Assigned our guide – we drive past the gates, around the various barriers, and up into the camp proper. There is a building there, very modern, with a theatre and a gift shop, plus bathrooms with bidets built-in. Very nice. Gina gives us a quick briefing of what we’ll be seeing, reminding us of the incidences that have occurred (all 2 of them), and warning us that we will see North Korean soldiers. We are not allowed to wave at them, gesture at them, even speak to them. This is strictly off-limits. We can take pictures only when permitted to do so – and that puts all of the DMZ between us and the JSA off-limits. We can not point our cameras towards ‘our’ side – only towards their side. I ask why – and am told – them’s the rules.
It’s hard to defend the JSA – it’s even hard to explain it. I’ve been there – and I’m not sure I totally understand the point. As far as I can figure – the current situation is that North Korean can not go any closer to the line that divides the 2 countries than 2 km – except in the JSA. And the same is true of South Koreans.

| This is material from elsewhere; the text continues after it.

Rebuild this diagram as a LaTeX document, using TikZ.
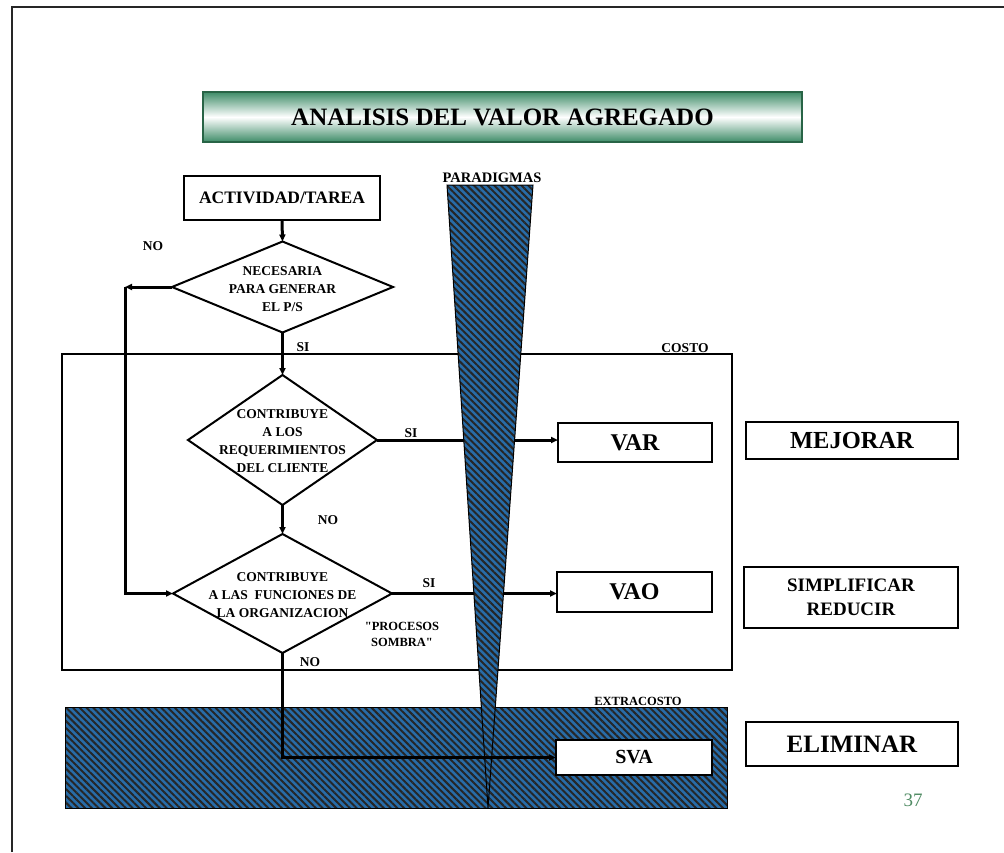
\documentclass[tikz,border=0pt]{standalone}
\usepackage{fontspec}
\setmainfont{Liberation Serif}
\usetikzlibrary{shapes.geometric,arrows.meta,patterns.meta}
\definecolor{tgreen}{RGB}{62,140,104}
\definecolor{tgreendark}{RGB}{40,100,70}
\definecolor{hblue}{RGB}{40,108,168}
\definecolor{pagenum}{RGB}{80,140,100}
\begin{document}
\begin{tikzpicture}[x=1pt,y=-1pt,
  arr/.style={line width=3pt,-{Triangle[length=7pt,width=6pt]}},
  box/.style={draw,line width=1.8pt,inner sep=0,outer sep=0,font=\bfseries},
  dia/.style={draw,diamond,line width=2pt,inner sep=0,outer sep=0},
  dtext/.style={align=center,font=\fontsize{13.5}{18.2}\selectfont\bfseries,inner sep=0},
  lbl/.style={font=\fontsize{13.5}{15}\selectfont\bfseries,inner sep=0},
  hatch/.style={preaction={fill=hblue},pattern={Lines[angle=-45,distance=4.8pt,line width=2pt]},pattern color=black!85,draw=black,line width=1pt}
]
\useasboundingbox (0,0) rectangle (1004,852);
\fill[white] (0,0) rectangle (1004,852);
% frame
\draw[line width=2pt,black!85] (12,852) -- (12,7) -- (1004,7);
% title
\node[draw=tgreendark,line width=1.2pt,top color=tgreen,bottom color=tgreen,middle color=white,
      minimum width=599,minimum height=50,inner sep=0,outer sep=0,
      font=\fontsize{25}{30}\selectfont\bfseries] (title) at (502.5,117) {ANALISIS DEL VALOR AGREGADO};
% cost box
\node[draw,line width=1.8pt,minimum width=670,minimum height=316,inner sep=0,outer sep=0] (costo) at (397,512) {};
\node[lbl,anchor=south] (costolbl) at (685,353) {COSTO};
% extra cost box
\node[hatch,minimum width=662,minimum height=101,inner sep=0,outer sep=0] (extra) at (396,757.5) {};
\node[font=\fontsize{12.5}{15}\selectfont\bfseries,inner sep=0,anchor=south] (extralbl) at (638,706) {EXTRACOSTO};
% flow boxes
\node[box,minimum width=196,minimum height=44,font=\fontsize{17.5}{20}\selectfont\bfseries] (act) at (282,198) {ACTIVIDAD/TAREA};
\node[dia,minimum width=221,minimum height=91] (d1) at (282.5,287) {};
\node[dtext] (t1) at (282.5,289) {NECESARIA\\PARA GENERAR\\EL P/S};
\node[dia,minimum width=189,minimum height=130] (d2) at (282.5,440) {};
\node[dtext] (t2) at (282.5,441) {CONTRIBUYE\\A LOS\\REQUERIMIENTOS\\DEL CLIENTE};
\node[dia,minimum width=219,minimum height=119] (d3) at (282.5,593.5) {};
\node[dtext] (t3) at (282.5,595) {CONTRIBUYE\\A LAS\ \ FUNCIONES DE\\LA ORGANIZACION};
% result boxes
\node[box,minimum width=154,minimum height=39,font=\fontsize{24}{28}\selectfont\bfseries] (var) at (635,442.5) {\raisebox{-5pt}{VAR}};
\node[box,minimum width=155,minimum height=40,font=\fontsize{24}{28}\selectfont\bfseries] (vao) at (634.5,592) {\raisebox{-5pt}{VAO}};
\node[box,fill=white,minimum width=156,minimum height=35,font=\fontsize{20}{24}\selectfont\bfseries] (sva) at (634,757.5) {\raisebox{-6pt}{SVA}};
\node[box,minimum width=212,minimum height=37,font=\fontsize{24.5}{28}\selectfont\bfseries] (mej) at (852,440.5) {\raisebox{-5pt}{MEJORAR}};
\node[box,minimum width=214,minimum height=61,align=center,font=\fontsize{19}{24}\selectfont\bfseries] (simp) at (851,597.5) {\raisebox{-4pt}{SIMPLIFICAR}\\\raisebox{-4pt}{REDUCIR}};
\node[box,minimum width=212,minimum height=44,font=\fontsize{25}{28}\selectfont\bfseries] (elim) at (852,744) {\raisebox{-3pt}{ELIMINAR}};
\node[font=\fontsize{19}{22}\selectfont,text=pagenum,inner sep=0] (pnum) at (913,800) {37};
% connectors
\coordinate (c1) at (125,287);
\coordinate (c2) at (125,593.5);
\draw[arr] (act.south) -- (d1.north);
\draw[arr] (d1.south) -- (d2.north);
\draw[arr] (d2.south) -- (d3.north);
\draw[arr] (d1.west) -- (c1);
\draw[arr] (c1) -- (c2) -- (d3.west);
\draw[arr] (d2.east) -- (d2.east -| var.west);
\draw[arr] (d3.east) -- (d3.east -| vao.west);
% labels
\node[lbl] (no1) at (153,246) {NO};
\node[lbl] (si1) at (303,347) {SI};
\node[lbl] (si2) at (411,433) {SI};
\node[lbl] (no2) at (328,520) {NO};
\node[lbl] (si3) at (429,583) {SI};
\node[lbl] (no3) at (310,662) {NO};
\node[align=center,font=\fontsize{12.5}{16}\selectfont\bfseries,inner sep=0] (sombra) at (402,634) {\textquotedbl PROCESOS\\SOMBRA\textquotedbl};
% paradigm wedge
\path[hatch] (447,185) -- (533,185) -- (488,808) -- cycle;
\node[font=\fontsize{14.5}{17}\selectfont\bfseries,inner sep=0,anchor=south] (parad) at (492,183) {PARADIGMAS};
% eliminate path
\draw[arr] (d3.south) |- (sva.west);
\end{tikzpicture}
\end{document}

Even in the JSA – there is only one building (its the size of a double wide mobile home – and painted bright blue) that ‘crosses’ the line – and if a group from North Korea is in the building, the door on the South is locked. If a group from South Korea is in the building, the door to the North is locked. When we were inside – there were 2 guards on duty – one guarding the door to the north, one standing at attention along the line of demarkation. That line is indicated by a line of microphone stations on an oak conference table.
This room is very sad. A conference room where no one meets to talk. Where one side is locked out at all times. Visited only by tourists with cameras under heavy guard.
There is one North Korean – with binoculars watching us from the front of their building. According to Gina – there might be more soldiers inside – but we can not see them. On the South Side – there are soldiers watching the North side to be sure nothing happens to us. So our pictures are just of their backs. There are UN forces, there are ROK (Republic of Korea) forces, and there are MP’s. It’s all very very proper.
We enter ‘Freedom’ House – which is the one place that crosses into North Korea, and are allowed to take pictures. We then form 2 lines, and march back onto South Korean soil where we are allowed to take pictures of the guy watching us.
From there – it’s back to the bus. We stop twice more – at the sites of the 2 ‘incidences’ – and then there are no more pictures until we are back at the Gift shop.
My feelings – these guys are armed – and stand all day facing down an enemy that is also armed. They all wear sunglasses – even at night – so that eye contact can not be made (that was determined to be too dangerous). They take their jobs very seriously – although according to our guide – a large part of their job these days is to find and de-fuse all the land mind that were planted in the DMZ – over 90% of which have not been found.
It is a very sad place. I’m personally not proud of what happened here – and I can only hope, like all the South Korean’s I spoke with – that some days, some how – re-unification happens. Over 10 million families were separated when the DMZ was created. The personal agony is considerable, but the South Koreans have hope that the resolution will come in their lifetimes.